To get a summary of exchanges, navigate to the Reserved Instance Planner and select the EXCHANGE action. It’s worth noting that the Savings Plan purchase recommendations you generate in Cloudability will also factor in the benefit of exchanges.
When generating these recommendations, we believe it’s important to give you the flexibility to tailor a plan to your organization. This starts with letting you choose the exact date window for evaluating usage patterns.
Compare different Savings Plans with Recommendation Support
Cloudability’s recommendations support the two major types of Savings Plans: Compute Savings Plans and EC2 Instance Savings Plans. You will get higher savings rates with EC2 Instance Savings Plans, but higher coverage of usage with Compute (EC2 Instance Savings Plans are just for EC2 and scoped to an Instance Family and Region). Choosing between these two options is an important decision for any FinOps team. Cloudability can make this process a lot easier by clarifying the categories of usage that can be covered and contrasting the savings on offer.
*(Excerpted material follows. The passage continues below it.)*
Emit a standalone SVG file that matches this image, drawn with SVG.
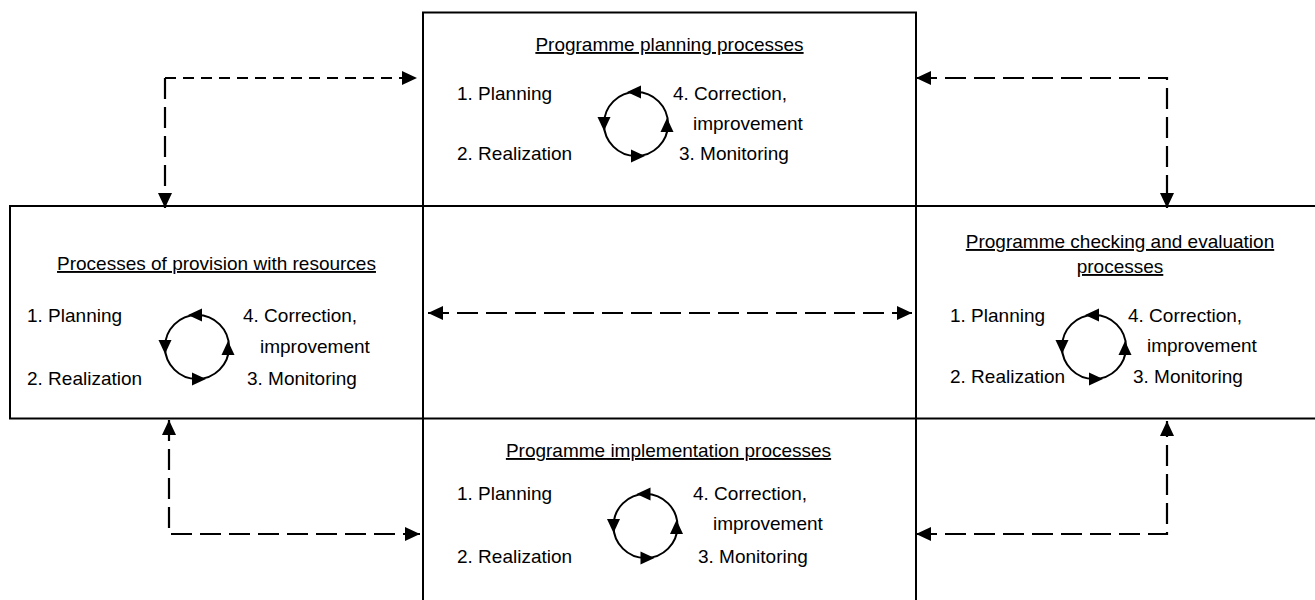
<svg xmlns="http://www.w3.org/2000/svg" xmlns:xlink="http://www.w3.org/1999/xlink" width="1315" height="600" viewBox="0 0 1315 600">
<style>
  .box { fill: #ffffff; stroke: #000000; stroke-width: 2; }
  text { font-family: "Liberation Sans", Arial, sans-serif; font-size: 19px; fill: #000000; }
  .title { text-anchor: middle; text-decoration: underline; }
  .conn { fill: none; stroke: #000000; stroke-width: 2.2; stroke-dasharray: 21 8; marker-start: url(#ah); marker-end: url(#ah); }
  .short { stroke-dasharray: 11 7; }
  .ring { fill: none; stroke: #000000; stroke-width: 2; }
</style>
<defs>
  <marker id="ah" viewBox="0 0 15 14" refX="15" refY="7" markerWidth="15" markerHeight="14" markerUnits="userSpaceOnUse" orient="auto-start-reverse">
    <path d="M0,0 L15,7 L0,14 Z" fill="#000000"/>
  </marker>
  <path id="tri" d="M-7,-6.5 L7,0 L-7,6.5 Z" fill="#000000"/>
  <g id="cycle">
    <circle class="ring" cx="0" cy="0" r="32"/>
    <use xlink:href="#tri" transform="translate(-2,-32) rotate(180)"/>
    <use xlink:href="#tri" transform="translate(-32,0) rotate(90)"/>
    <use xlink:href="#tri" transform="translate(2,32)"/>
    <use xlink:href="#tri" transform="translate(31,1) rotate(-90)"/>
  </g>
</defs>
<rect x="0" y="0" width="1315" height="600" fill="#ffffff"/>

<g id="node-planning">
  <rect class="box" x="423" y="12.5" width="493" height="193.5"/>
  <text class="title" x="669.5" y="51">Programme planning processes</text>
  <text x="457" y="100">1. Planning</text>
  <text x="457" y="160">2. Realization</text>
  <text x="673" y="100">4. Correction,</text>
  <text x="693" y="130">improvement</text>
  <text x="679" y="160">3. Monitoring</text>
  <use xlink:href="#cycle" transform="translate(636,124)"/>
</g>

<g id="node-resources">
  <rect class="box" x="10" y="206" width="413" height="212.5"/>
  <text class="title" x="216.5" y="270">Processes of provision with resources</text>
  <text x="27" y="322">1. Planning</text>
  <text x="27" y="385">2. Realization</text>
  <text x="243" y="322">4. Correction,</text>
  <text x="260" y="353">improvement</text>
  <text x="247" y="385">3. Monitoring</text>
  <use xlink:href="#cycle" transform="translate(197,347)"/>
</g>

<g id="node-checking">
  <rect class="box" x="916" y="206" width="420" height="212.5"/>
  <text class="title" x="1120" y="248">Programme checking and evaluation</text>
  <text class="title" x="1120" y="273">processes</text>
  <text x="950" y="322">1. Planning</text>
  <text x="950" y="383">2. Realization</text>
  <text x="1128" y="322">4. Correction,</text>
  <text x="1147" y="352">improvement</text>
  <text x="1133" y="383">3. Monitoring</text>
  <use xlink:href="#cycle" transform="translate(1094,347)"/>
</g>

<g id="node-implementation">
  <rect class="box" x="423" y="418.5" width="493" height="200"/>
  <text class="title" x="668.5" y="457">Programme implementation processes</text>
  <text x="457" y="500">1. Planning</text>
  <text x="457" y="563">2. Realization</text>
  <text x="693" y="500">4. Correction,</text>
  <text x="713" y="530">improvement</text>
  <text x="698" y="563">3. Monitoring</text>
  <use xlink:href="#cycle" transform="translate(645.5,526)"/>
</g>

<g id="connectors">
  <path class="conn" d="M165,78 V208" style="marker-start:none"/>
  <path class="conn short" d="M165,78 H417" style="marker-start:none"/>
  <path class="conn" d="M916,78 H1167 V208"/>
  <path class="conn" d="M428,313 H912"/>
  <path class="conn" d="M169,420 V534 H420"/>
  <path class="conn" d="M916,534 H1167 V421"/>
</g>
</svg>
Understand expected impact, then act
After settling on a general approach, the next step is to understand each applicable savings opportunity. Part of this is evaluating the usage that can be covered by additional commitments—and because commitments get consumed or become unused on an hourly basis, this means hourly-level analysis. The detailed view for each opportunity provides a powerful set of insights in one visualization, contrasting your current commitment position and recommended purchase against relevant usage from the selected date window.
By moving your cursor across the histogram, you can instantly identify hourly patterns and validate the “baseline” usage it makes sense to cover versus spikes that should remain on demand. It is worth noting that the “Existing” and “Buys” layers are shown at the discounted price (since this is how you purchase Savings Plans from AWS), while the remaining usage is shown at the on-demand price. In other words, the visualization clarifies what you would pay in total if the recommendation was followed.
Our tip: Many organizations have success purchasing Savings Plans incrementally and reviewing the status on a regular cadence. This can help the FinOps team build confidence that their purchases are having the expected impact.
Finally, before making any purchase, you might find it valuable to assess the cash-flow implications and the estimated savings over the term.
At Apptio, we believe Savings Plans are the future of commitment-based discounting for AWS and expect them to be rolled out to additional services. As there are currently no Savings Plans for RDS or Redshift, we encourage our customers to continue leveraging Reserved Instances to lower hourly rates for this usage. Cloudability’s interactive recommendations are here to help your FinOps team understand how they can be applied to your usage and drive ongoing cost efficiencies.